Dynamical Evolution and Graceful Exit in Quartic Warm Inflation
Bhargabi Saha, Malay K. Nandy
TL;DR
The paper addresses whether warm inflation driven by a quartic potential can gracefully exit to a radiation-dominated Universe under a temperature-dependent dissipation coefficient. It solves the full nonlinear dynamics of the coupled system for inflaton energy density $u$, radiation energy density $\rho$, and expansion rate $H$ with $V(\phi)=1/4\,\lambda\phi^4$ and $\Gamma=aT$, avoiding slow-roll approximations. The authors find that in the weak regime radiation domination is suppressed, while in the strong regime the Universe transitions to radiation domination within about four e-folds after inflation ends, with reheating temperatures around $T_{end}\sim 10^{13}$ GeV and $T_{eq}\sim 10^{12}$ GeV. This work confirms graceful exit in quartic warm inflation and demonstrates that nonlinear dynamics are essential to capture the transition, while remaining compatible with Planck constraints.
Abstract
In this study, we investigate the full nonlinear dynamics of warm inflation driven by the quartic inflaton potential, avoiding any simplifying approximations.
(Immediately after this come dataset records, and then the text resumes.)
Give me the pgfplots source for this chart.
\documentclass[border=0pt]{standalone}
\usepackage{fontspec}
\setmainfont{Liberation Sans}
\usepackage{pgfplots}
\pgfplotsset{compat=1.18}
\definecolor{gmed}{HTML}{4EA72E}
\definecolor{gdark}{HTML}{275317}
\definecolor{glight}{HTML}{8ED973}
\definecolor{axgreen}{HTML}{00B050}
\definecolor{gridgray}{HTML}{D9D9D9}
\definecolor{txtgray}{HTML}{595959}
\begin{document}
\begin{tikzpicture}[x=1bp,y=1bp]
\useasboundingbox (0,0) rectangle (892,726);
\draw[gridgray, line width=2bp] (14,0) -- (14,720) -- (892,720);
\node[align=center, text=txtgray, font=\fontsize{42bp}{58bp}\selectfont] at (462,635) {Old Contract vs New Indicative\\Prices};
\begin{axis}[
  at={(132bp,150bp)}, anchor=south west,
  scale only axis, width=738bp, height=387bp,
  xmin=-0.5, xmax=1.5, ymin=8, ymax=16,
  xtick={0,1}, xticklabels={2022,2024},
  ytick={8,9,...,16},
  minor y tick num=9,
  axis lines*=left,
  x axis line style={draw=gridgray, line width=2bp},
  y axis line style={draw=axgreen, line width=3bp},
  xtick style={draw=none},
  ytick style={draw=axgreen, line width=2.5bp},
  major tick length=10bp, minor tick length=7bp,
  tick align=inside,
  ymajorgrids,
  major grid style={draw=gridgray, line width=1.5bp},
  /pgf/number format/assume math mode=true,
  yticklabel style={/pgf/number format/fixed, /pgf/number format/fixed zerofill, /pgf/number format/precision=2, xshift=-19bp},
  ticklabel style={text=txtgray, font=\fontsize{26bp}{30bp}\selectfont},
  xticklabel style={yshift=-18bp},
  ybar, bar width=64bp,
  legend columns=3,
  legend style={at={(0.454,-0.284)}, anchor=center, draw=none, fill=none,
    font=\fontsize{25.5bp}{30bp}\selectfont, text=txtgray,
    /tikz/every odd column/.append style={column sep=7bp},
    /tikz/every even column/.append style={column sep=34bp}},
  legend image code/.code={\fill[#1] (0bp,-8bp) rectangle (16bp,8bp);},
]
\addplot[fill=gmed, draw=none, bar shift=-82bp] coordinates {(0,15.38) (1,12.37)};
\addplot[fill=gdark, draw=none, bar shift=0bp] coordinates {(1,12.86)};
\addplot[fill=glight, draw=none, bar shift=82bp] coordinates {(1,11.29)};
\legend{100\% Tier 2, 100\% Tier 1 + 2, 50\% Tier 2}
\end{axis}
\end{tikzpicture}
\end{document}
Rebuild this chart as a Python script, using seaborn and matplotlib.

The thermal backreaction is incorporated through a dissipation coefficient that depends linearly on the temperature, and the model parameters are chosen to remain consistent with Planck observational constraints. By numerically integrating the complete set of three coupled, nonlinear differential equations that describe the evolution of the inflaton field, radiation energy density, and background expansion, we obtain an exact description of the system's dynamics. Our results reveal that, while transition to radiation domination is suppressed in the weak regime, the strong dissipative regime leads to a smooth and natural transition to a hot, radiation-dominated Universe, thereby confirming graceful-exit within warm inflation in the quartic scenario. The reheating temperature is extracted directly from the nonlinear evolution of warm inflation, yielding a temperature of approximately 10^13 GeV at the end of inflation, which cools to about 10^12 GeV near radiation-inflaton equality, whence the Universe transitions into a radiation-dominated era.